New talent weighs in on his TV debut as Les Norton
ALEXANDER Bertrand beat some Hollywood heavyweights to win the titular role of Les Norton in the ABC's adaptation of Australian author Robert G. Barret's literary larrikin.
But the up-and-coming actor is too much of a gentleman to name names.
"Jocelyn (Moorhouse, the director) went in to bat for me. I'm not going to mention them but some serious names were put in for Les. They took a shot on me, which is still bizarre to me," he tells The Guide.
The rising talent was meant to make his big TV debut last year in Seven's Australian Gangster, but the true-crime drama has been delayed for legal issues.
Instead, Les Norton is the Manly native's first introduction to viewers.
Bertrand stars opposite David Wenham and Rebel Wilson in the 10-part comedy drama, which premiered on Sunday and follows country Queensland bloke Norton as he arrives in Sydney to escape a troubled past.
He lands a job as a bouncer at an illegal casino and finds himself dragged into a web of underground criminality.
"One thing that attracted me to him is he judged no one, and I like to see myself like that as well," Bertrand says. "He has a good outlook for the world we live in.
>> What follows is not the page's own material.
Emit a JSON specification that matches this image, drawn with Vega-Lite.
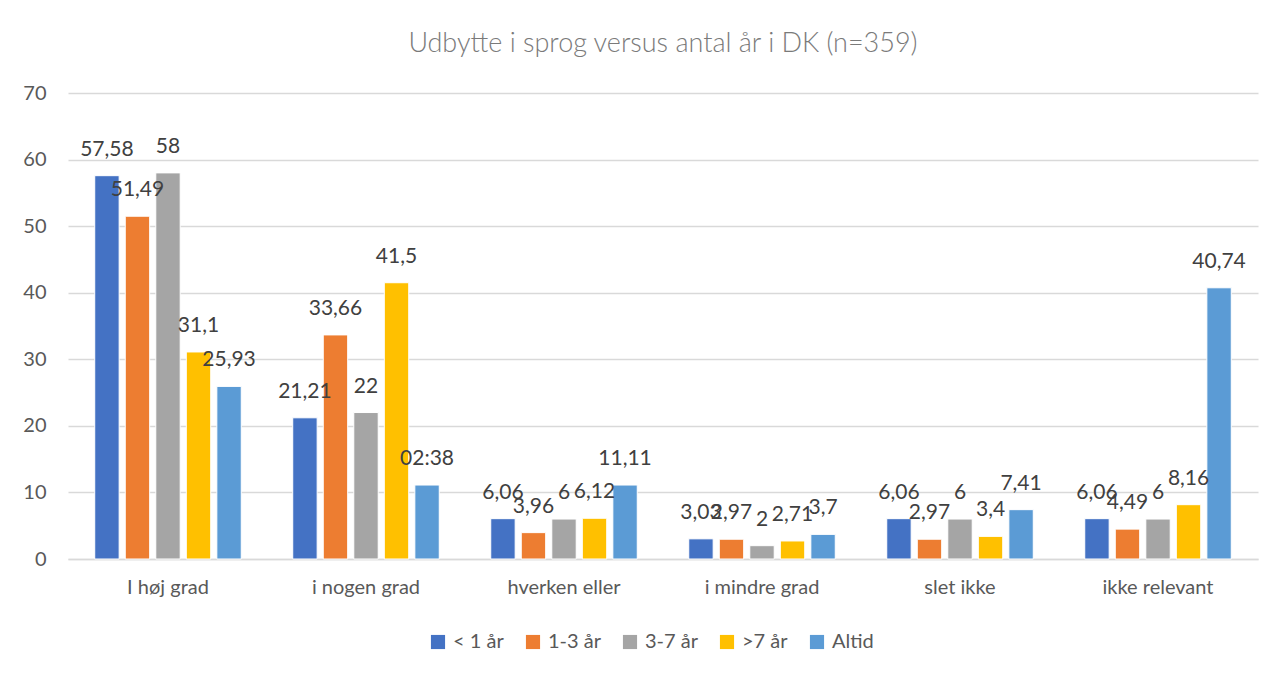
{
  "$schema": "https://vega.github.io/schema/vega-lite/v6.json",
  "autosize": {"type": "none"},
  "width": 1190,
  "height": 466,
  "padding": {"left": 68, "top": 93, "right": 28, "bottom": 120},
  "background": "white",
  "title": {
    "text": "Udbytte i sprog versus antal år i DK (n=359)",
    "anchor": "middle",
    "font": "Lato",
    "fontSize": 27,
    "fontWeight": 300,
    "color": "#7a7a7a",
    "offset": 25
  },
  "config": {
    "font": "Lato",
    "view": {"stroke": null}
  },
  "data": {
    "values": [
      {"cat": "I høj grad", "grp": "< 1 år", "value": 57.58, "label": "57,58"},
      {"cat": "I høj grad", "grp": "1-3 år", "value": 51.49, "label": "51,49"},
      {"cat": "I høj grad", "grp": "3-7 år", "value": 58, "label": "58"},
      {"cat": "I høj grad", "grp": ">7 år", "value": 31.1, "label": "31,1"},
      {"cat": "I høj grad", "grp": "Altid", "value": 25.93, "label": "25,93"},
      {"cat": "i nogen grad", "grp": "< 1 år", "value": 21.21, "label": "21,21"},
      {"cat": "i nogen grad", "grp": "1-3 år", "value": 33.66, "label": "33,66"},
      {"cat": "i nogen grad", "grp": "3-7 år", "value": 22, "label": "22"},
      {"cat": "i nogen grad", "grp": ">7 år", "value": 41.5, "label": "41,5"},
      {"cat": "i nogen grad", "grp": "Altid", "value": 11.11, "label": "02:38"},
      {"cat": "hverken eller", "grp": "< 1 år", "value": 6.06, "label": "6,06"},
      {"cat": "hverken eller", "grp": "1-3 år", "value": 3.96, "label": "3,96"},
      {"cat": "hverken eller", "grp": "3-7 år", "value": 6, "label": "6"},
      {"cat": "hverken eller", "grp": ">7 år", "value": 6.12, "label": "6,12"},
      {"cat": "hverken eller", "grp": "Altid", "value": 11.11, "label": "11,11"},
      {"cat": "i mindre grad", "grp": "< 1 år", "value": 3.03, "label": "3,03"},
      {"cat": "i mindre grad", "grp": "1-3 år", "value": 2.97, "label": "2,97"},
      {"cat": "i mindre grad", "grp": "3-7 år", "value": 2, "label": "2"},
      {"cat": "i mindre grad", "grp": ">7 år", "value": 2.71, "label": "2,71"},
      {"cat": "i mindre grad", "grp": "Altid", "value": 3.7, "label": "3,7"},
      {"cat": "slet ikke", "grp": "< 1 år", "value": 6.06, "label": "6,06"},
      {"cat": "slet ikke", "grp": "1-3 år", "value": 2.97, "label": "2,97"},
      {"cat": "slet ikke", "grp": "3-7 år", "value": 6, "label": "6"},
      {"cat": "slet ikke", "grp": ">7 år", "value": 3.4, "label": "3,4"},
      {"cat": "slet ikke", "grp": "Altid", "value": 7.41, "label": "7,41"},
      {"cat": "ikke relevant", "grp": "< 1 år", "value": 6.06, "label": "6,06"},
      {"cat": "ikke relevant", "grp": "1-3 år", "value": 4.49, "label": "4,49"},
      {"cat": "ikke relevant", "grp": "3-7 år", "value": 6, "label": "6"},
      {"cat": "ikke relevant", "grp": ">7 år", "value": 8.16, "label": "8,16"},
      {"cat": "ikke relevant", "grp": "Altid", "value": 40.74, "label": "40,74"}
    ]
  },
  "encoding": {
    "x": {
      "field": "cat",
      "type": "nominal",
      "sort": ["I høj grad", "i nogen grad", "hverken eller", "i mindre grad", "slet ikke", "ikke relevant"],
      "scale": {"paddingInner": 0.26, "paddingOuter": 0.135},
      "axis": {
        "title": null,
        "labelAngle": 0,
        "labelFontSize": 20,
        "labelColor": "#595959",
        "labelPadding": 18,
        "ticks": false,
        "domainColor": "#d9d9d9",
        "domainWidth": 1.5
      }
    },
    "xOffset": {
      "field": "grp",
      "type": "nominal",
      "sort": ["< 1 år", "1-3 år", "3-7 år", ">7 år", "Altid"],
      "scale": {"paddingInner": 0.2, "paddingOuter": 0}
    },
    "y": {
      "field": "value",
      "type": "quantitative",
      "scale": {"domain": [0, 70], "nice": false},
      "axis": {
        "title": null,
        "values": [0, 10, 20, 30, 40, 50, 60, 70],
        "labelFontSize": 20,
        "labelColor": "#595959",
        "labelPadding": 22,
        "ticks": false,
        "domain": false,
        "gridColor": "#d9d9d9",
        "gridWidth": 1.5
      }
    }
  },
  "layer": [
    {
      "mark": {"type": "bar", "stroke": "white", "strokeWidth": 1},
      "encoding": {
        "color": {
          "field": "grp",
          "type": "nominal",
          "sort": ["< 1 år", "1-3 år", "3-7 år", ">7 år", "Altid"],
          "scale": {
            "domain": ["< 1 år", "1-3 år", "3-7 år", ">7 år", "Altid"],
            "range": ["#4472C4", "#ED7D31", "#A5A5A5", "#FFC000", "#5B9BD5"]
          },
          "legend": {
            "title": null,
            "orient": "none",
            "legendX": 360,
            "legendY": 539,
            "direction": "horizontal",
            "symbolType": "square",
            "symbolSize": 200,
            "symbolStrokeWidth": 0,
            "labelFontSize": 20,
            "labelColor": "#595959",
            "labelOffset": 5,
            "columnPadding": 19
          }
        }
      }
    },
    {
      "mark": {
        "type": "text",
        "baseline": "middle",
        "dy": -26,
        "fontSize": 21,
        "color": "#404040"
      },
      "encoding": {
        "text": {"field": "label", "type": "nominal"}
      }
    }
  ]
}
He knows what he wants and treats everybody with respect.
"It doesn't matter who it is, you give everyone a shot and a chance."
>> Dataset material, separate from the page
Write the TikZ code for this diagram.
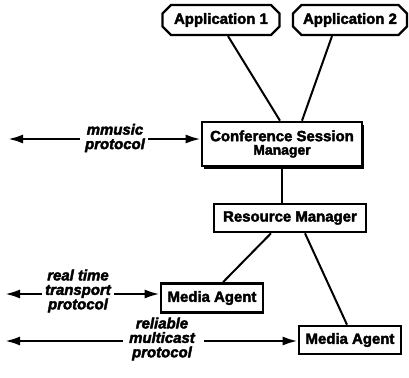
\documentclass[tikz,border=0pt]{standalone}
\usepackage{fontspec}
\setmainfont{Liberation Sans}
\newfontfamily\heavy{Liberation Sans Bold}[FakeBold=2.5]
\newfontfamily\heavyit{Liberation Sans Bold Italic}[FakeBold=2.5]
\usetikzlibrary{arrows.meta,shapes.misc,shadows}
\begin{document}
\begin{tikzpicture}[x=1bp,y=-1bp,
  lbl/.style={font=\fontsize{15}{14.5}\selectfont\heavy},
  boxnode/.style={draw,fill=white,line width=2.6bp,inner sep=0pt,lbl},
  appnode/.style={draw,line width=2.2bp,chamfered rectangle,chamfered rectangle xsep=5bp,inner sep=0pt,lbl},
  proto/.style={font=\fontsize{15}{14.5}\selectfont\heavyit,align=center,inner sep=1bp},
  conn/.style={line width=2bp},
  parrow/.style={line width=2.4bp,-{Latex[length=15bp,width=9bp]}}]
\useasboundingbox (0,0) rectangle (409,378);
\node[appnode,minimum width=117bp,minimum height=30bp] (app1) at (221,20) {Application 1};
\node[appnode,minimum width=114bp,minimum height=30bp] (app2) at (350,20) {Application 2};
\node[boxnode,minimum width=160bp,minimum height=44bp,align=center,
  drop shadow={fill=black,opacity=1,shadow xshift=2bp,shadow yshift=-3bp}] (csm) at (282,144)
  {Conference Session\\[-1bp]{\fontsize{14}{14}\selectfont Manager}};
\node[boxnode,minimum width=152bp,minimum height=28bp] (rm) at (290,218) {Resource Manager};
\node[boxnode,minimum width=102bp,minimum height=29bp] (ma1) at (212,298) {Media Agent};
\node[boxnode,minimum width=102bp,minimum height=28bp] (ma2) at (350,340) {Media Agent};
\node[proto] (mm) at (115,138) {mmusic\\protocol};
\node[proto] (rtp) at (78,291) {real time\\transport\\protocol};
\node[proto] (rmp) at (162,339) {reliable\\multicast\\protocol};
\coordinate (mmL) at (8,139);
\coordinate (rtpL) at (5,294);
\coordinate (rmpL) at (5,341);
\coordinate (mmA) at (mm.west |- mmL);
\coordinate (mmB) at (mm.east |- mmL);
\coordinate (mmC) at (csm.west |- mmL);
\coordinate (rtpA) at (rtp.west |- rtpL);
\coordinate (rtpB) at (rtp.east |- rtpL);
\coordinate (rtpC) at (ma1.west |- rtpL);
\coordinate (rmpA) at (rmp.west |- rmpL);
\coordinate (rmpB) at (rmp.east |- rmpL);
\coordinate (rmpC) at (ma2.west |- rmpL);
% connectors
\draw[conn] ([xshift=7bp]app1.south) -- ([xshift=-2bp]csm.north);
\draw[conn] ([xshift=-18bp]app2.south) -- ([xshift=20bp]csm.north);
\draw[conn] (csm.south) -- (csm.south |- rm.north);
\draw[conn] ([xshift=-19bp]rm.south) -- ([xshift=11bp]ma1.north);
\draw[conn] ([xshift=15bp]rm.south) -- ([xshift=-3bp]ma2.north);
% protocol arrows
\draw[parrow] ([xshift=-4bp]mmA) -- (mmL);
\draw[parrow] ([xshift=2bp]mmB) -- (mmC);
\draw[parrow] ([xshift=-2bp]rtpA) -- (rtpL);
\draw[parrow] ([xshift=2bp]rtpB) -- (rtpC);
\draw[parrow] ([xshift=-5bp]rmpA) -- (rmpL);
\draw[parrow] ([xshift=8bp]rmpB) -- (rmpC);
\end{tikzpicture}
\end{document}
Bertrand drew on his background in muay thai and the Army to bulk up for the role, training six days a week. He also dyed his hair red and wears a prosthetic nose to "look that little bit rougher".
"I'd look in the mirror going 'Who the hell is that?'. The description in the books is Les has arms like Christmas hams, but he would prefer to hit the heavy bag and swim a lap of Bondi than lift a bunch of weights," he says.
Ironically, when an injury forced him to leave the Army Bertrand worked as a bouncer in Kings Cross before landing a place in Sydney's Screenwise acting school. But Bertrand says he threw more punches on the set of Les Norton than he did in real life.
"I was never a fighter. Nine times out of 10 you can talk someone down from any situation," he says.
"I got a lot of work at a place called The Village. That was before the lock-out laws, so it was still the wild west."
Set in the 1980s, Les Norton has a heightened sense of reality and screenwriter Morgan O'Neill has adapted Barret's story for a modern audience.
Kate Box, for example, plays Les's housemate Lozza, who was a man in the books.
"Taking Les straight from the books to the screen wouldn't have translated," Bertrand says. "You can't please everyone but I think you can create something people will love.
"We've created this Les who is a fish out of water and is thrust into it all."
Les Norton airs Sundays at 8.40pm on ABC-TV.